The complaint in the instant case properly sets forth a cause of action for negligence against Edge based on his statutory duty as a qualifying agent to supervise construction projects entered into in his name. See § 489.119, Fla. Stat. (1983); Gatwood v. McGee, 475 So.2d 720 (Fla. 1st DCA 1985); Hunt v. Dep't of Professional Regulation, Constr. Indus. Licensing Bd., 444 So.2d 997 (Fla. 1st DCA 1984); and Alles v. Dep't of Professional Regulation, Constr. Indus. Licensing Bd., 423 So.2d 624 (Fla. 5th DCA 1982).

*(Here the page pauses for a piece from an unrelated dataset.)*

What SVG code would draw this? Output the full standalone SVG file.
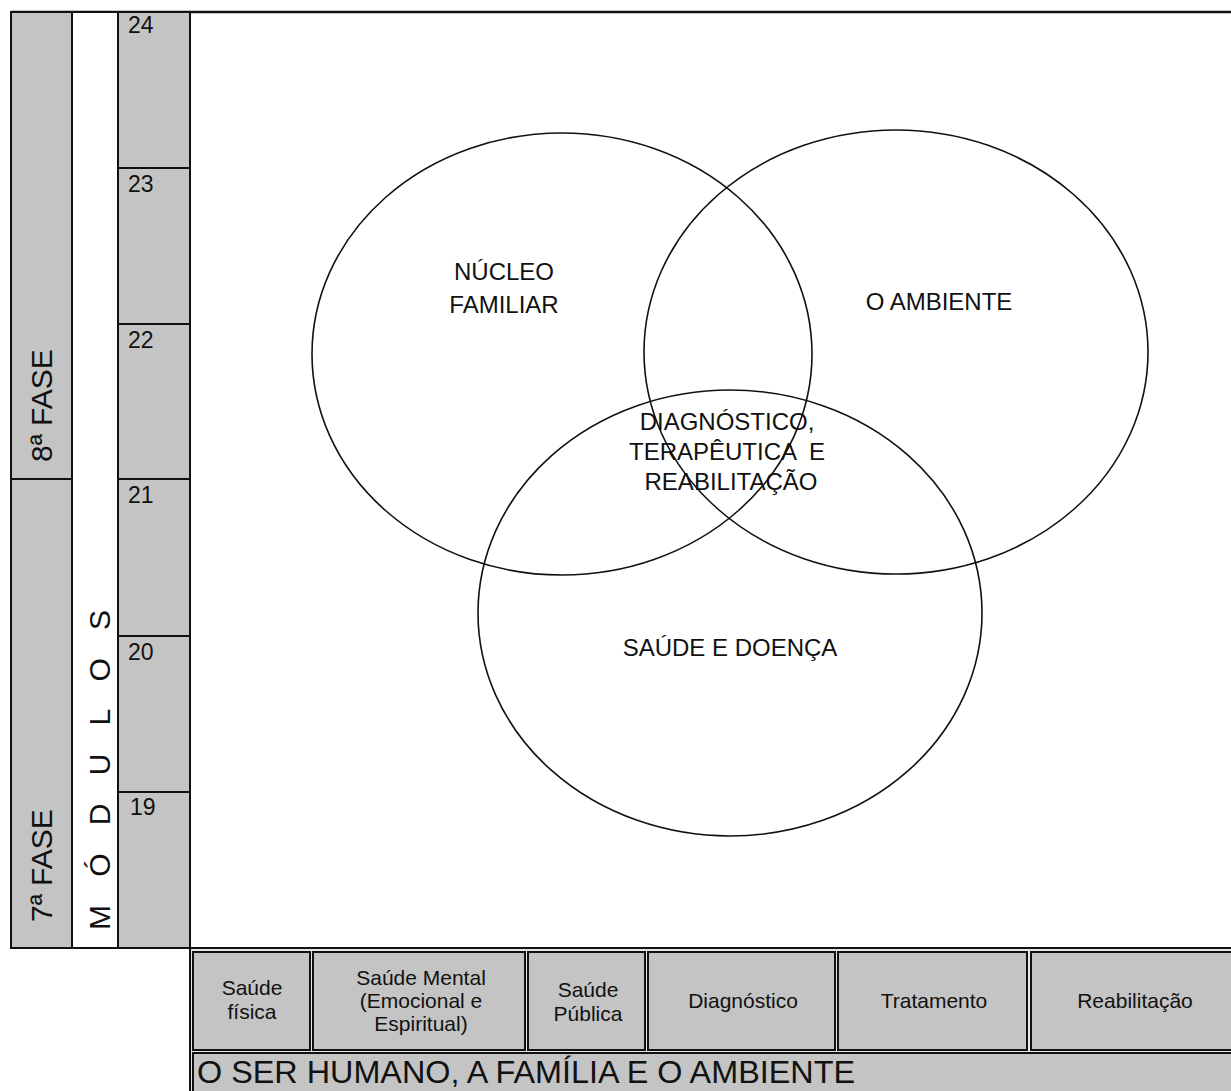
<svg xmlns="http://www.w3.org/2000/svg" width="1231" height="1091" viewBox="0 0 1231 1091">
<style>
text{font-family:"Liberation Sans",Arial,sans-serif;fill:#111}
.g{fill:#c4c4c4;stroke:#111;stroke-width:2}
.w{fill:#fff;stroke:#111;stroke-width:2}
.c{fill:none;stroke:#111;stroke-width:1.6}
.num{font-size:23px}
.lab{font-size:24px;text-anchor:middle}
.box{font-size:21px;text-anchor:middle}
.vert{font-size:30px}
</style>
<rect x="0" y="0" width="1231" height="1091" fill="#fff"/>
<g id="frame">
<line x1="11" y1="12" x2="1231" y2="12" stroke="#111" stroke-width="2.5"/>
</g>
<g id="fase-column">
<rect class="g" x="11" y="12" width="61" height="467"/>
<rect class="g" x="11" y="479" width="61" height="469"/>
<text class="vert" transform="translate(52,462) rotate(-90)">8ª FASE</text>
<text class="vert" transform="translate(52,922) rotate(-90)">7ª FASE</text>
</g>
<g id="modulos-column">
<rect class="w" x="72" y="12" width="46" height="936"/>
<text font-size="30" textLength="320" lengthAdjust="spacing" transform="translate(110,930) rotate(-90)">M Ó D U L O S</text>
</g>
<g id="numbers-column">
<rect class="g" x="118" y="12" width="72" height="156"/>
<rect class="g" x="118" y="168" width="72" height="156"/>
<rect class="g" x="118" y="324" width="72" height="155"/>
<rect class="g" x="118" y="479" width="72" height="157"/>
<rect class="g" x="118" y="636" width="72" height="156"/>
<rect class="g" x="118" y="792" width="72" height="156"/>
<text class="num" x="128" y="33">24</text>
<text class="num" x="128" y="192">23</text>
<text class="num" x="128" y="348">22</text>
<text class="num" x="128" y="503">21</text>
<text class="num" x="128" y="660">20</text>
<text class="num" x="130" y="815">19</text>
</g>
<g id="nucleo-familiar">
<ellipse class="c" cx="562" cy="354" rx="250" ry="221"/>
<text class="lab" x="504" y="280">NÚCLEO</text>
<text class="lab" x="504" y="313">FAMILIAR</text>
</g>
<g id="o-ambiente">
<ellipse class="c" cx="896" cy="352" rx="252" ry="222"/>
<text class="lab" x="939" y="310">O AMBIENTE</text>
</g>
<g id="saude-doenca">
<ellipse class="c" cx="730" cy="613" rx="252" ry="223"/>
<text class="lab" x="730" y="656">SAÚDE E DOENÇA</text>
</g>
<g id="diagnostico-terapeutica">
<text class="lab" x="727" y="430">DIAGNÓSTICO,</text>
<text class="lab" x="727" y="460" xml:space="preserve">TERAPÊUTICA  E</text>
<text class="lab" x="731" y="490">REABILITAÇÃO</text>
</g>
<g id="bottom-panel">
<rect x="190" y="948" width="1050" height="150" fill="#e6e6e6" stroke="#111" stroke-width="2"/>
</g>
<g id="box-saude-fisica">
<rect class="g" x="193" y="952" width="117" height="98"/>
<text class="box" x="252" y="995">Saúde</text>
<text class="box" x="252" y="1019">física</text>
</g>
<g id="box-saude-mental">
<rect class="g" x="313" y="952" width="212" height="98"/>
<text class="box" x="421" y="985">Saúde Mental</text>
<text class="box" x="421" y="1008">(Emocional e</text>
<text class="box" x="421" y="1031">Espiritual)</text>
</g>
<g id="box-saude-publica">
<rect class="g" x="528" y="952" width="117" height="98"/>
<text class="box" x="588" y="997">Saúde</text>
<text class="box" x="588" y="1021">Pública</text>
</g>
<g id="box-diagnostico">
<rect class="g" x="648" y="952" width="187" height="98"/>
<text class="box" x="743" y="1008">Diagnóstico</text>
</g>
<g id="box-tratamento">
<rect class="g" x="838" y="952" width="189" height="98"/>
<text class="box" x="934" y="1008">Tratamento</text>
</g>
<g id="box-reabilitacao">
<rect class="g" x="1031" y="952" width="210" height="98"/>
<text class="box" x="1135" y="1008">Reabilitação</text>
</g>
<g id="title-strip">
<rect class="g" x="193" y="1053" width="1048" height="45"/>
<text x="197" y="1083" font-size="32" textLength="658" lengthAdjust="spacingAndGlyphs">O SER HUMANO, A FAMÍLIA E O AMBIENTE</text>
</g>
</svg>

In 1988, the legislature codified the above-referenced case law which specifically holds that qualifying agents have a duty to supervise pursuant to section 489.119. See § 489.1195, Fla. Stat. (1988). Section 489.1195 states, "[a]ll qualifying agents for a business organization are jointly and equally responsible for supervision of all operations of the business organization; for all field work at all sites; and for financial matters, both for the organization in general and for each specific job." § 489.1195(1). With the statute having the effect of lifting the protection of the corporate veil, a qualifying agent is personally liable where construction defects result from his failure to exercise "due care in carrying out his statutorily-imposed duty of construction supervision." Gatwood v. McGee.
It is undisputed that Edge was the qualifying agent for G R Builders. Since a cause of action in negligence does lie against him, individually, based upon allegations that he breached his statutory duty, and since the Mitchells' earlier contract action against G R Builders was not based on that statutory breach, the doctrines of res judicata and collateral estoppel relative to that earlier action have absolutely no application in the instant case. The trial court's entry of summary judgment in favor of Edge was therefore improper.